Start of Available data

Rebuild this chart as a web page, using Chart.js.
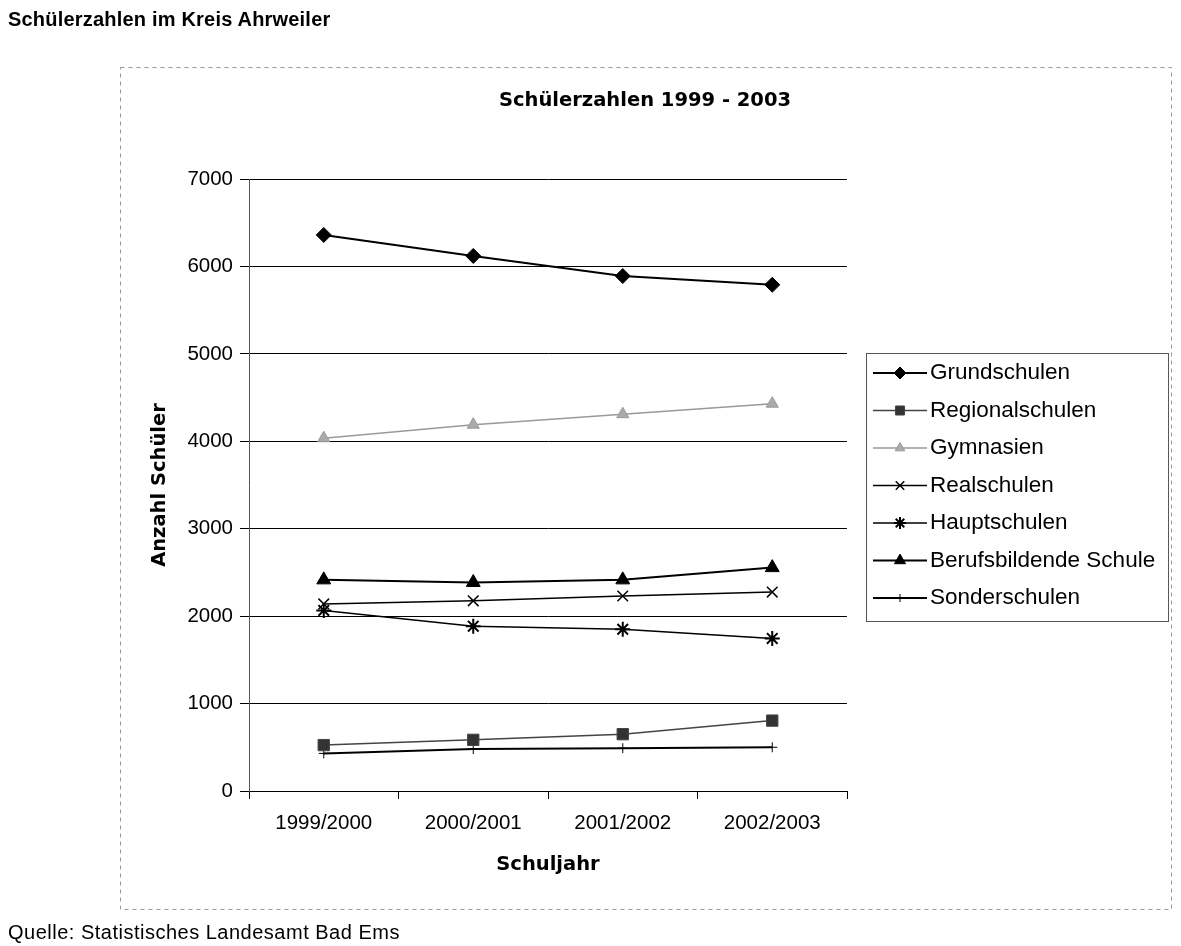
<!DOCTYPE html>
<html>
<head>
<meta charset="utf-8">
<title>Schülerzahlen im Kreis Ahrweiler</title>
<script src="https://cdn.jsdelivr.net/npm/chart.js@4/dist/chart.umd.min.js"></script>
<style>
  body { margin: 0; background: #fff; }
  #wrap { position: relative; width: 1181px; height: 946px; overflow: hidden; }
  #chart { position: absolute; left: 0; top: 0; }
  #kopf { position: absolute; left: 8px; top: 8px; line-height: 20px;
          font: bold 20px "Liberation Sans", Arial, sans-serif; letter-spacing: 0.2px; }
  #quelle { position: absolute; left: 8px; top: 921px; line-height: 20px;
            font: 20px "Liberation Sans", Arial, sans-serif; letter-spacing: 0.5px; }
</style>
</head>
<body>
<div id="wrap">
  <canvas id="chart" width="1181" height="946"></canvas>
  <div id="kopf">Schülerzahlen im Kreis Ahrweiler</div>
  <div id="quelle">Quelle: Statistisches Landesamt Bad Ems</div>
</div>
<script>
// Werte
let schuljahre = ["1999/2000", "2000/2001", "2001/2002", "2002/2003"];
let grundschulen = [6360, 6120, 5890, 5790];
let regionalschulen = [525, 585, 650, 805];
let gymnasien = [4035, 4190, 4310, 4430];
let realschulen = [2140, 2175, 2230, 2275];
let hauptschulen = [2065, 1885, 1850, 1745];
let berufsbildende = [2415, 2385, 2415, 2555];
let sonderschulen = [430, 480, 490, 500];

let chartTitel = "Schülerzahlen 1999 - 2003";

function reihe(label, data, farbe, breite, punkt, radius, fuellung, punktBreite) {
    return {
        label: label,
        data: data,
        borderColor: farbe,
        borderWidth: breite,
        pointStyle: punkt,
        pointRadius: radius,
        pointBackgroundColor: fuellung,
        pointBorderColor: farbe,
        pointBorderWidth: punktBreite,
        tension: 0,
        fill: false
    };
}

let datasets = [
    reihe("Grundschulen", grundschulen, "#000", 2, "rectRot", 7.5, "#000", 1),
    reihe("Regionalschulen", regionalschulen, "#444", 1.5, "rect", 8, "#333", 1),
    reihe("Gymnasien", gymnasien, "#999", 1.5, "triangle", 7, "#aaa", 1),
    reihe("Realschulen", realschulen, "#000", 1.5, "crossRot", 7.5, "#000", 1.5),
    reihe("Hauptschulen", hauptschulen, "#000", 1.5, "star", 7.5, "#000", 2),
    reihe("Berufsbildende Schule", berufsbildende, "#000", 2, "triangle", 8, "#000", 1),
    reihe("Sonderschulen", sonderschulen, "#000", 2, "cross", 5, "#000", 1)
];

// Rahmen, Diagrammtitel und Legende selbst zeichnen
let rahmen = {
    id: "rahmen",
    afterDraw(chart) {
        let ctx = chart.ctx;
        ctx.save();

        ctx.strokeStyle = "#999";
        ctx.lineWidth = 1;
        ctx.setLineDash([4, 4]);
        ctx.strokeRect(120.5, 67.5, 1051, 842);
        ctx.setLineDash([]);

        ctx.fillStyle = "#000";
        ctx.font = 'bold 19.5px "DejaVu Sans"';
        ctx.textAlign = "center";
        ctx.textBaseline = "middle";
        ctx.fillText(chartTitel, 645, 101);

        ctx.strokeStyle = "#555";
        ctx.lineWidth = 1;
        ctx.strokeRect(866.5, 353.5, 302, 268);

        chart.data.datasets.forEach((ds, i) => {
            let y = 373 + i * 37.5;
            ctx.strokeStyle = ds.borderColor;
            ctx.lineWidth = ds.borderWidth;
            ctx.beginPath();
            ctx.moveTo(873, y);
            ctx.lineTo(927, y);
            ctx.stroke();

            ctx.fillStyle = ds.pointBackgroundColor;
            ctx.strokeStyle = ds.pointBorderColor;
            ctx.lineWidth = ds.pointBorderWidth;
            Chart.helpers.drawPoint(ctx, {
                pointStyle: ds.pointStyle,
                radius: ds.pointRadius * 0.8,
                rotation: 0,
                borderWidth: ds.pointBorderWidth
            }, 900, y);

            ctx.fillStyle = "#000";
            ctx.font = '22.5px "Liberation Sans"';
            ctx.textAlign = "left";
            ctx.textBaseline = "middle";
            ctx.fillText(ds.label, 930, y);
        });
        ctx.restore();
    }
};

let tickFont = { family: '"Liberation Sans", Arial, sans-serif', size: 20.5 };
let titelFont = { family: '"DejaVu Sans", sans-serif', size: 19.5, weight: "bold" };

let chart = new Chart(document.getElementById("chart"), {
    type: "line",
    data: {
        labels: schuljahre,
        datasets: datasets
    },
    options: {
        responsive: false,
        devicePixelRatio: 1,
        animation: false,
        layout: { padding: { left: 144, right: 334, top: 179, bottom: 55 } },
        plugins: {
            legend: { display: false },
            title: { display: false },
            tooltip: { enabled: false }
        },
        scales: {
            x: {
                offset: true,
                grid: { drawOnChartArea: false, drawTicks: true, tickLength: 8, offset: true, color: "#000" },
                border: { display: true, color: "#000", width: 1 },
                ticks: { color: "#000", font: tickFont, padding: 12, maxRotation: 0 },
                title: { display: true, text: "Schuljahr", color: "#000", font: titelFont, padding: { top: 4, bottom: 14 } },
                afterFit(s) { s.height = 100; }
            },
            y: {
                min: 0,
                max: 7000,
                grid: { color: "#000", lineWidth: 1, tickLength: 9 },
                border: { color: "#555" },
                ticks: { stepSize: 1000, color: "#000", font: tickFont, padding: 7, callback: v => String(v) },
                title: { display: true, text: "Anzahl Schüler", color: "#000", font: titelFont, padding: { top: 4, bottom: 4 } },
                afterFit(s) { s.width = 105; }
            }
        }
    },
    plugins: [rahmen]
});
</script>
</body>
</html>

End of Available data

• Instructions to follow: Every line of the material is to be quoted exactly, with no pictures carried over.

• Expected answer:
Rebuild this chart as a web page, using Chart.js.
<!DOCTYPE html>
<html>
<head>
<meta charset="utf-8">
<title>Schülerzahlen im Kreis Ahrweiler</title>
<script src="https://cdn.jsdelivr.net/npm/chart.js@4/dist/chart.umd.min.js"></script>
<style>
  body { margin: 0; background: #fff; }
  #wrap { position: relative; width: 1181px; height: 946px; overflow: hidden; }
  #chart { position: absolute; left: 0; top: 0; }
  #kopf { position: absolute; left: 8px; top: 8px; line-height: 20px;
          font: bold 20px "Liberation Sans", Arial, sans-serif; letter-spacing: 0.2px; }
  #quelle { position: absolute; left: 8px; top: 921px; line-height: 20px;
            font: 20px "Liberation Sans", Arial, sans-serif; letter-spacing: 0.5px; }
</style>
</head>
<body>
<div id="wrap">
  <canvas id="chart" width="1181" height="946"></canvas>
  <div id="kopf">Schülerzahlen im Kreis Ahrweiler</div>
  <div id="quelle">Quelle: Statistisches Landesamt Bad Ems</div>
</div>
<script>
// Werte
let schuljahre = ["1999/2000", "2000/2001", "2001/2002", "2002/2003"];
let grundschulen = [6360, 6120, 5890, 5790];
let regionalschulen = [525, 585, 650, 805];
let gymnasien = [4035, 4190, 4310, 4430];
let realschulen = [2140, 2175, 2230, 2275];
let hauptschulen = [2065, 1885, 1850, 1745];
let berufsbildende = [2415, 2385, 2415, 2555];
let sonderschulen = [430, 480, 490, 500];

let chartTitel = "Schülerzahlen 1999 - 2003";

function reihe(label, data, farbe, breite, punkt, radius, fuellung, punktBreite) {
    return {
        label: label,
        data: data,
        borderColor: farbe,
        borderWidth: breite,
        pointStyle: punkt,
        pointRadius: radius,
        pointBackgroundColor: fuellung,
        pointBorderColor: farbe,
        pointBorderWidth: punktBreite,
        tension: 0,
        fill: false
    };
}

let datasets = [
    reihe("Grundschulen", grundschulen, "#000", 2, "rectRot", 7.5, "#000", 1),
    reihe("Regionalschulen", regionalschulen, "#444", 1.5, "rect", 8, "#333", 1),
    reihe("Gymnasien", gymnasien, "#999", 1.5, "triangle", 7, "#aaa", 1),
    reihe("Realschulen", realschulen, "#000", 1.5, "crossRot", 7.5, "#000", 1.5),
    reihe("Hauptschulen", hauptschulen, "#000", 1.5, "star", 7.5, "#000", 2),
    reihe("Berufsbildende Schule", berufsbildende, "#000", 2, "triangle", 8, "#000", 1),
    reihe("Sonderschulen", sonderschulen, "#000", 2, "cross", 5, "#000", 1)
];

// Rahmen, Diagrammtitel und Legende selbst zeichnen
let rahmen = {
    id: "rahmen",
    afterDraw(chart) {
        let ctx = chart.ctx;
        ctx.save();

        ctx.strokeStyle = "#999";
        ctx.lineWidth = 1;
        ctx.setLineDash([4, 4]);
        ctx.strokeRect(120.5, 67.5, 1051, 842);
        ctx.setLineDash([]);

        ctx.fillStyle = "#000";
        ctx.font = 'bold 19.5px "DejaVu Sans"';
        ctx.textAlign = "center";
        ctx.textBaseline = "middle";
        ctx.fillText(chartTitel, 645, 101);

        ctx.strokeStyle = "#555";
        ctx.lineWidth = 1;
        ctx.strokeRect(866.5, 353.5, 302, 268);

        chart.data.datasets.forEach((ds, i) => {
            let y = 373 + i * 37.5;
            ctx.strokeStyle = ds.borderColor;
            ctx.lineWidth = ds.borderWidth;
            ctx.beginPath();
            ctx.moveTo(873, y);
            ctx.lineTo(927, y);
            ctx.stroke();

            ctx.fillStyle = ds.pointBackgroundColor;
            ctx.strokeStyle = ds.pointBorderColor;
            ctx.lineWidth = ds.pointBorderWidth;
            Chart.helpers.drawPoint(ctx, {
                pointStyle: ds.pointStyle,
                radius: ds.pointRadius * 0.8,
                rotation: 0,
                borderWidth: ds.pointBorderWidth
            }, 900, y);

            ctx.fillStyle = "#000";
            ctx.font = '22.5px "Liberation Sans"';
            ctx.textAlign = "left";
            ctx.textBaseline = "middle";
            ctx.fillText(ds.label, 930, y);
        });
        ctx.restore();
    }
};

let tickFont = { family: '"Liberation Sans", Arial, sans-serif', size: 20.5 };
let titelFont = { family: '"DejaVu Sans", sans-serif', size: 19.5, weight: "bold" };

let chart = new Chart(document.getElementById("chart"), {
    type: "line",
    data: {
        labels: schuljahre,
        datasets: datasets
    },
    options: {
        responsive: false,
        devicePixelRatio: 1,
        animation: false,
        layout: { padding: { left: 144, right: 334, top: 179, bottom: 55 } },
        plugins: {
            legend: { display: false },
            title: { display: false },
            tooltip: { enabled: false }
        },
        scales: {
            x: {
                offset: true,
                grid: { drawOnChartArea: false, drawTicks: true, tickLength: 8, offset: true, color: "#000" },
                border: { display: true, color: "#000", width: 1 },
                ticks: { color: "#000", font: tickFont, padding: 12, maxRotation: 0 },
                title: { display: true, text: "Schuljahr", color: "#000", font: titelFont, padding: { top: 4, bottom: 14 } },
                afterFit(s) { s.height = 100; }
            },
            y: {
                min: 0,
                max: 7000,
                grid: { color: "#000", lineWidth: 1, tickLength: 9 },
                border: { color: "#555" },
                ticks: { stepSize: 1000, color: "#000", font: tickFont, padding: 7, callback: v => String(v) },
                title: { display: true, text: "Anzahl Schüler", color: "#000", font: titelFont, padding: { top: 4, bottom: 4 } },
                afterFit(s) { s.width = 105; }
            }
        }
    },
    plugins: [rahmen]
});
</script>
</body>
</html>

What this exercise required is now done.